What is considered “some distance?”  Based on the work of Dow, this is as follows:

“The market is always responsive to the great law of action and reaction. The longer the swing one way the longer it will be the other. One of the best general rules in speculation is the theory that reaction in an advance or a decline will be at least one-half of the primary movement [50% principle].

“The fact that the law is working through short ranges and long ones at the same time makes it impossible to tell with certainty what any particular swing may do; but for practical purposes, it is not infrequently wise to believe that when a stock has risen 10 points, and as a result of one or two short swings [double tops] does not go above the high point, but rather recedes from it, that it will gradually work off 4 or 5 points (Dow, Charles H. Wall Street Journal. October 19, 1900.).”

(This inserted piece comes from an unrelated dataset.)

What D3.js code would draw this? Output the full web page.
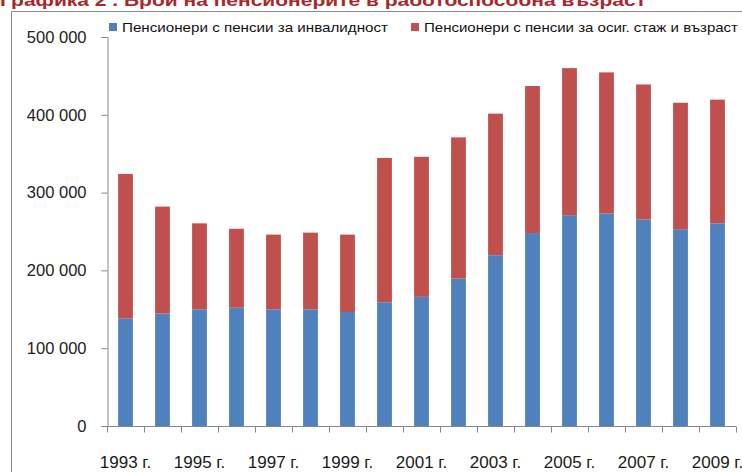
<!DOCTYPE html>
<html>
<head>
<meta charset="utf-8">
<script src="https://cdn.jsdelivr.net/npm/d3@7"></script>
<style>
  body { margin: 0; background: #fff; }
  svg { display: block; font-family: "Liberation Sans", Arial, sans-serif; }
</style>
</head>
<body>
<div id="chart"></div>
<script>
var years = ["1993 г.", "1994 г.", "1995 г.", "1996 г.", "1997 г.", "1998 г.", "1999 г.", "2000 г.", "2001 г.",
  "2002 г.", "2003 г.", "2004 г.", "2005 г.", "2006 г.", "2007 г.", "2008 г.", "2009 г."];
var invalidity = [138000, 144500, 150000, 152000, 150000, 150000, 146500, 159000, 166000,
  189500, 219500, 248000, 271000, 273000, 265500, 253000, 260500];
var oldAge = [186000, 137500, 110500, 101500, 96000, 98500, 99500, 185500, 180000,
  181500, 182000, 189000, 189000, 181500, 173500, 162500, 159000];
var seriesNames = ["Пенсионери с пенсии за инвалидност", "Пенсионери с пенсии за осиг. стаж и възраст"];
var yTicks = [0, 100000, 200000, 300000, 400000, 500000];
var title = "Графика 2 . Брой на пенсионерите в работоспособна възраст";

var W = 742, H = 472;
var colors = ["#4f81bd", "#c0504d"];

var svg = d3.select("#chart").append("svg")
  .attr("width", W)
  .attr("height", H);

// title, mostly cut off by the top edge as in the source
svg.append("text")
  .attr("x", 0)
  .attr("y", 6)
  .attr("textLength", 646)
  .attr("lengthAdjust", "spacingAndGlyphs")
  .style("font-size", "17px")
  .style("font-weight", "bold")
  .style("fill", "#a6282b")
  .text(title);

// outer frame
svg.append("path")
  .attr("d", "M11.5," + H + "V11.5H" + W)
  .attr("fill", "none")
  .attr("stroke", "#8a8a8a");

var rows = years.map(function(y, i) {
  return {year: y, inv: invalidity[i], age: oldAge[i]};
});

var x = d3.scaleBand()
  .domain(years)
  .range([107, 736])
  .paddingInner(0.6)
  .paddingOuter(0.3);

var y = d3.scaleLinear()
  .domain([0, 500000])
  .range([426, 37]);

var stack = d3.stack().keys(["inv", "age"])(rows);

svg.selectAll("g.series")
  .data(stack)
  .enter()
  .append("g")
  .attr("class", "series")
  .style("fill", function(d, i) { return colors[i]; })
  .selectAll("rect")
  .data(function(d) { return d; })
  .enter()
  .append("rect")
  .attr("x", function(d) { return x(d.data.year); })
  .attr("y", function(d) { return y(d[1]); })
  .attr("width", x.bandwidth())
  .attr("height", function(d) { return y(d[0]) - y(d[1]); });

// y axis
var fmt = function(v) { return d3.format(",")(v).replace(/,/g, " "); };
var yAxis = svg.append("g")
  .attr("transform", "translate(107.5,0)")
  .call(d3.axisLeft(y).tickValues(yTicks).tickSize(6).tickPadding(15).tickFormat(fmt));
yAxis.selectAll("text").style("font-size", "16.5px").style("fill", "#222");
yAxis.select(".domain").attr("stroke", "#868686");
yAxis.selectAll(".tick line").attr("stroke", "#868686");

// x axis: ticks between categories, label every other year
var step = x.step();
var xAxisG = svg.append("g").attr("transform", "translate(0,426.5)");
xAxisG.append("line")
  .attr("x1", 107).attr("x2", 736)
  .attr("stroke", "#868686");
xAxisG.selectAll("line.tick")
  .data(d3.range(years.length + 1))
  .enter()
  .append("line")
  .attr("class", "tick")
  .attr("x1", function(i) { return Math.round(107 + i * step) + 0.5; })
  .attr("x2", function(i) { return Math.round(107 + i * step) + 0.5; })
  .attr("y1", 0).attr("y2", 6)
  .attr("stroke", "#868686");
xAxisG.selectAll("text")
  .data(years.filter(function(d, i) { return i % 2 === 0; }))
  .enter()
  .append("text")
  .attr("x", function(d) { return x(d) + x.bandwidth() / 2; })
  .attr("y", 41)
  .attr("text-anchor", "middle")
  .style("font-size", "17px")
  .style("fill", "#1a1a1a")
  .text(function(d) { return d; });

// legend
var legendX = [109, 411];
var legendW = [266, 314];
var legend = svg.selectAll("g.legend")
  .data(seriesNames)
  .enter()
  .append("g")
  .attr("class", "legend")
  .attr("transform", function(d, i) { return "translate(" + legendX[i] + ",0)"; });
legend.append("rect")
  .attr("x", 0).attr("y", 23)
  .attr("width", 8).attr("height", 8)
  .style("fill", function(d, i) { return colors[i]; });
legend.append("text")
  .attr("x", 13)
  .attr("y", 32)
  .attr("textLength", function(d, i) { return legendW[i]; })
  .attr("lengthAdjust", "spacingAndGlyphs")
  .style("font-size", "13px")
  .style("fill", "#111")
  .text(function(d) { return d; });
</script>
</body>
</html>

In another excerpt from Dow’s work, Dow says:

It often happens that the secondary movement in a market amounts to 3/8 to ½ of the primary movement (Dow, Charles H. Wall Street Journal. January 22, 1901.).

Effectively, an investor should expect a decline from –38% to –50% as a natural reaction from a double top.  This means that the Dow Jones Industrial Average should decline to:

  • 19,015.21
  • 16,602.01

We’re waiting for the 19,015.21 target before we reassess the market conditions.  In the meantime, we have taking the Bear Market Indication as a good time to clean house as shown in our latest transaction alert dated December 20, 2018.